In de horeca durven de klanten wel eens lastig te zijn: ‘De kip is koud’, ‘de wijn is warm’, ‘de koffie is heet’… De sector wil zijn werknemers aanleren hoe ze moeten omgaan met dergelijke opmerkingen. En schakelt daarvoor ook de algemene media in.
De afgelopen weken was op enkele radiostations een commercial te horen die werken in de horeca als een vak met vaart in de markt zette. De radiocampagne was niét gericht naar het grote publiek, wel naar (toekomstig) horecapersoneel.
De radiospots laten typische momenten horen uit het leven van de horecawerknemer: een hotelgast die klaagt over de kamer, een restaurantbezoeker die iets heeft aan te merken op het eten en een man die maar niet kan beslissen welk menu hij nu eigenlijk zal kiezen. De lastige klant staat hier centraal, en op het eerste gezicht lijkt de radiocampagne dan ook antireclame voor de sector. Gelukkig zijn er ook bioscoop- en televisiespots: die tonen horecapersoneel dat zich vrolijk uit de naad werkt voor Koning Klant.
Ik wil het nú.
Volgens Luc De Bauw, verantwoordelijke van het Centrum voor Vorming en Vervolmaking in de Horecasector, zijn horecaklanten zeer assertief geworden. “We hebben te maken met een moment-consument die nu iets wil. En daar moeten we op inspelen.”
Volgens De Bauw wordt de gemiddelde horecawerknemer helemaal niet afgeschrikt door het assertief gedrag van sommige klanten. “Ons personeel vindt menselijk contact heel belangrijk. Het vormt één van de aantrekkelijke punten van de job. Wie in de horeca werkt, participeert bij de invulling van de vrije tijd van de klanten. Vanzelfsprekend krijgt iemand die de hele dag mayonaisepotten aan de band dichtdraait, niet te maken met agressie. Maar die persoon krijgt ook nooit een dankjewel. In de horeca weet je dat sommige gasten lastig zullen zijn. Het komt er op aan dat gedrag professioneel te benaderen.”
Breed communiceren.
Vorming is hier het antwoord, en daarin past ook de door Lowe-Lintas uitgewerkte mediacampagne. Want door vorming zullen werknemers zich beter in hun vel voelen, wat ook de bedrijven ten goede komt.
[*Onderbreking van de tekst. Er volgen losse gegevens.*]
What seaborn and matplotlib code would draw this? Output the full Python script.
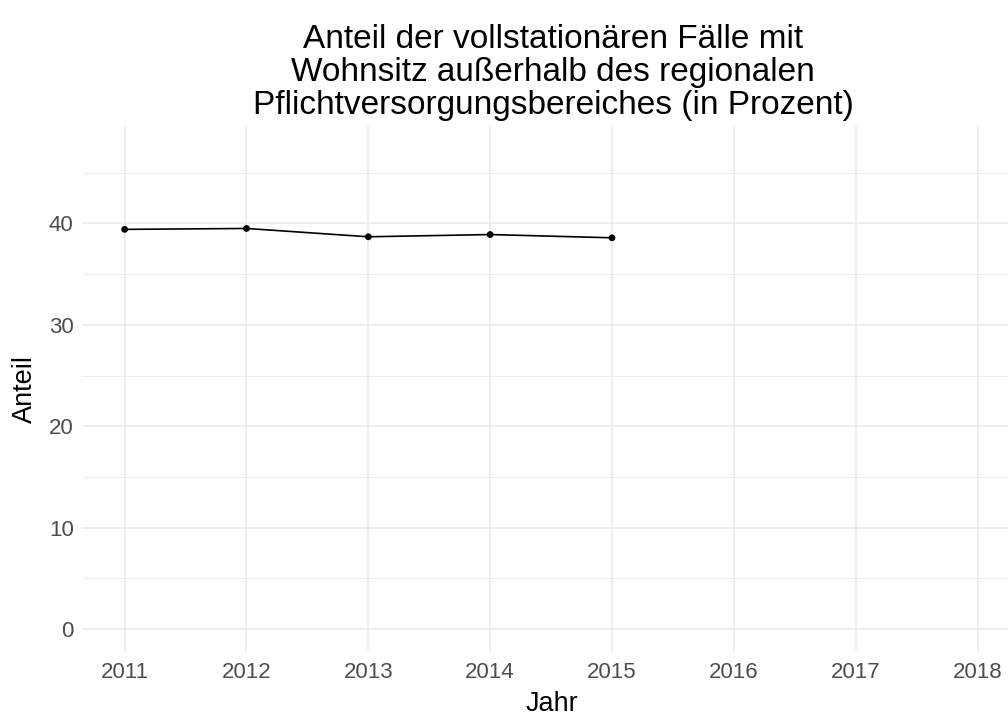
import matplotlib
matplotlib.use("Agg")
import matplotlib.pyplot as plt
import seaborn as sns
import pandas as pd
from matplotlib.ticker import MultipleLocator

years = [2011, 2012, 2013, 2014, 2015]
anteil = [39.41, 39.5, 38.68, 38.9, 38.58]
x_ticks = [2011, 2012, 2013, 2014, 2015, 2016, 2017, 2018]
y_ticks = [0, 10, 20, 30, 40]

title = ("Anteil der vollstationären Fälle mit\n"
         "Wohnsitz außerhalb des regionalen\n"
         "Pflichtversorgungsbereiches (in Prozent)")

df = pd.DataFrame({"Jahr": years, "Anteil": anteil})

sns.set_theme(style="white")
plt.rcParams["font.family"] = ["Liberation Sans", "DejaVu Sans"]

fig = plt.figure(figsize=(10.08, 7.15), dpi=100)
ax = fig.add_axes([82 / 1008, 63 / 715, 1 - 82 / 1008, (652 - 126) / 715])

sns.lineplot(data=df, x="Jahr", y="Anteil", ax=ax, color="black", linewidth=1.2, zorder=3)
sns.scatterplot(data=df, x="Jahr", y="Anteil", ax=ax, color="black", s=24, edgecolor="none", zorder=4)

ax.set_xlim(2010.65, 2018.25)
ax.set_ylim(-2.25, 49.6)
ax.set_xticks(x_ticks)
ax.set_xticklabels([str(v) for v in x_ticks])
ax.set_yticks(y_ticks)
ax.yaxis.set_minor_locator(MultipleLocator(5))
ax.xaxis.set_minor_locator(MultipleLocator(0.5))

ax.grid(which="major", color="#ebebeb", linewidth=1.2)
ax.grid(which="minor", axis="y", color="#ebebeb", linewidth=0.6)
ax.grid(which="minor", axis="x", visible=False)
ax.set_axisbelow(True)
for s in ax.spines.values():
    s.set_visible(False)

ax.tick_params(axis="both", which="both", length=0, labelsize=16, labelcolor="#4d4d4d")
ax.tick_params(axis="x", pad=7)
ax.tick_params(axis="y", pad=6)

ax.set_xlabel("Jahr", fontsize=19.5, color="black")
ax.xaxis.set_label_coords((552 - 82) / 926, -39 / 526)
ax.set_ylabel("Anteil", fontsize=19.5, color="black")
ax.yaxis.set_label_coords(-(82 - 38) / 926, 0.5)

fig.text(553 / 1008, 1 - 121 / 715, title, ha="center", va="bottom",
         fontsize=24, color="black", linespacing=1.08)

fig.savefig("out.png", dpi=100, facecolor="white")
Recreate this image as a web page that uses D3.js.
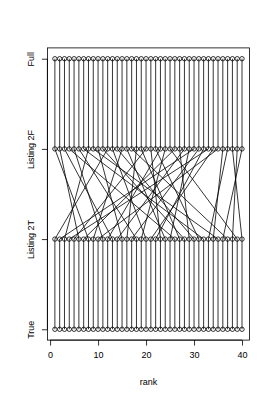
<!DOCTYPE html>
<html>
<head>
<meta charset="utf-8">
<script src="https://cdn.jsdelivr.net/npm/d3@7"></script>
<style>
  html, body { margin: 0; padding: 0; background: #fff; }
  svg { display: block; }
  text { font-family: "Liberation Sans", Arial, Helvetica, sans-serif; fill: #000; }
</style>
</head>
<body>
<svg id="chart" width="273" height="400"></svg>
<script>
// Levels on the y axis (bottom to top)
const levels = ["True", "Listing 2T", "Listing 2F", "Full"];
// Ranks on the x axis
const ranks = d3.range(1, 41);
// Mapping: rank at "Listing 2T" -> rank at "Listing 2F" (estimated from the crossing lines)
const rank2T = ranks;
const rank2F = [12, 30, 8, 33, 20, 2, 26, 1, 15, 35, 5, 23, 3, 28, 10, 18, 31, 6, 24, 13,
                34, 32, 21, 16, 29, 4, 19, 11, 27, 14, 22, 7, 37, 36, 9, 40, 17, 39, 25, 38];
const xTicks = [0, 10, 20, 30, 40];
const xLabel = "rank";

const svg = d3.select("#chart");
const box = { left: 47.4, right: 249.5, top: 47.9, bottom: 340.1 };

const x = d3.scaleLinear().domain([-0.56, 41.56]).range([box.left, box.right]);
const yl = d3.scaleLinear().domain([0.88, 4.12]).range([box.bottom, box.top]);
const yPos = lv => yl(levels.indexOf(lv) + 1);

const g = svg.append("g");

const links = [];
ranks.forEach(r => {
  links.push({ x1: r, l1: "True", x2: r, l2: "Listing 2T" });
  links.push({ x1: r, l1: "Listing 2F", x2: r, l2: "Full" });
});
rank2T.forEach((r, i) => {
  links.push({ x1: r, l1: "Listing 2T", x2: rank2F[i], l2: "Listing 2F" });
});

g.selectAll("line.link").data(links).join("line")
  .attr("class", "link")
  .attr("x1", d => x(d.x1)).attr("y1", d => yPos(d.l1))
  .attr("x2", d => x(d.x2)).attr("y2", d => yPos(d.l2))
  .attr("stroke", "#000").attr("stroke-width", 0.8);

const pts = [];
levels.forEach(lv => ranks.forEach(r => pts.push({ r, lv })));
g.selectAll("circle.pt").data(pts).join("circle")
  .attr("class", "pt")
  .attr("cx", d => x(d.r)).attr("cy", d => yPos(d.lv))
  .attr("r", 2.2)
  .attr("fill", "none").attr("stroke", "#000").attr("stroke-width", 0.8);

svg.append("rect")
  .attr("x", box.left).attr("y", box.top)
  .attr("width", box.right - box.left).attr("height", box.bottom - box.top)
  .attr("fill", "none").attr("stroke", "#000").attr("stroke-width", 0.8);

const xAxis = d3.axisBottom(x).tickValues(xTicks).tickSize(5.5).tickPadding(6);
const gx = svg.append("g").attr("transform", `translate(0,${box.bottom})`).call(xAxis);
gx.select(".domain").attr("d", `M${x(0)},0H${x(40)}`).attr("stroke-width", 0.8);
gx.selectAll(".tick line").attr("stroke-width", 0.8);
gx.selectAll("text").attr("font-size", 9).style("font-family", '"Liberation Sans", Arial, sans-serif');

const yAxis = d3.axisLeft(yl).tickValues([1, 2, 3, 4]).tickFormat(v => levels[v - 1]).tickSize(5.5).tickPadding(0);
const gy = svg.append("g").attr("transform", `translate(${box.left},0)`).call(yAxis);
gy.select(".domain").attr("d", `M0,${yl(1)}V${yl(4)}`).attr("stroke-width", 0.8);
gy.selectAll(".tick line").attr("stroke-width", 0.8);
gy.selectAll(".tick text")
  .attr("x", 0).attr("y", 0).attr("dy", null)
  .attr("text-anchor", "middle")
  .attr("dominant-baseline", "central")
  .attr("transform", "translate(-16,0) rotate(-90)")
  .attr("font-size", 9).style("font-family", '"Liberation Sans", Arial, sans-serif');

svg.append("text")
  .attr("x", (box.left + box.right) / 2).attr("y", 385)
  .attr("text-anchor", "middle").attr("font-size", 9)
  .text(xLabel);
</script>
</body>
</html>
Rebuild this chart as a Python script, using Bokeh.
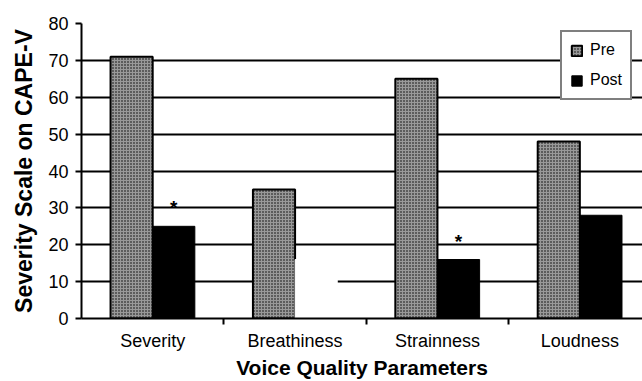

En als de dienstverlening beter is, merkt ook de klant dat op.
De Bauw wijst erop dat 90% van de ondernemingen in de hotel-, restaurant- en cafésector (ruim 26.000 bedrijven en 80.000 werknemers) KMO’s zijn met minder dan tien werknemers. “Die KMO’ers moeten we overtuigen om samen met de werknemers in een vormingsprogramma te stappen. De drempel moet zo laag mogelijk zijn, dat wil zeggen dat er op een gedecentraliseerde manier vorming wordt gegeven. Daarnaast hebben we per provincie een bedrijfsconsulent ingehuurd die de ondernemingen bezoekt. Mondelinge communicatie is in deze sector van groot belang. En ten slotte hebben we ook een beroep gedaan op Lowe-Lintas.”
De keuze om voor de mediacampagne naar een reclamebureau te stappen, is gebaseerd op het feit dat de sector zelf die communicatiekennis niet in huis heeft. Bovendien gaat het niet om een productboodschap, maar om een generieke boodschap rond een concept. Het is echter geen boodschap ter promotie van de horeca bij het grote publiek. De algemene media worden alleen ingezet om de mensen in de sector en om potentiële medewerkers te bereiken. Dat blijkt ook uit de uitzendmomenten van de spots: die passen bij het horecapersoneel (bijvoorbeeld niet rond het nieuws van 13.00 uur, wel tegen de avond). Had men niet een brief kunnen sturen naar alle werknemers? De Bauw: “Nee, zo eenvoudig ligt dat niet. Je moet een dynamiek op gang brengen en dat doe je door er breed over te communiceren. Dat geeft een referentiepunt, je krijgt dan de indruk dat er wat gebeurt.”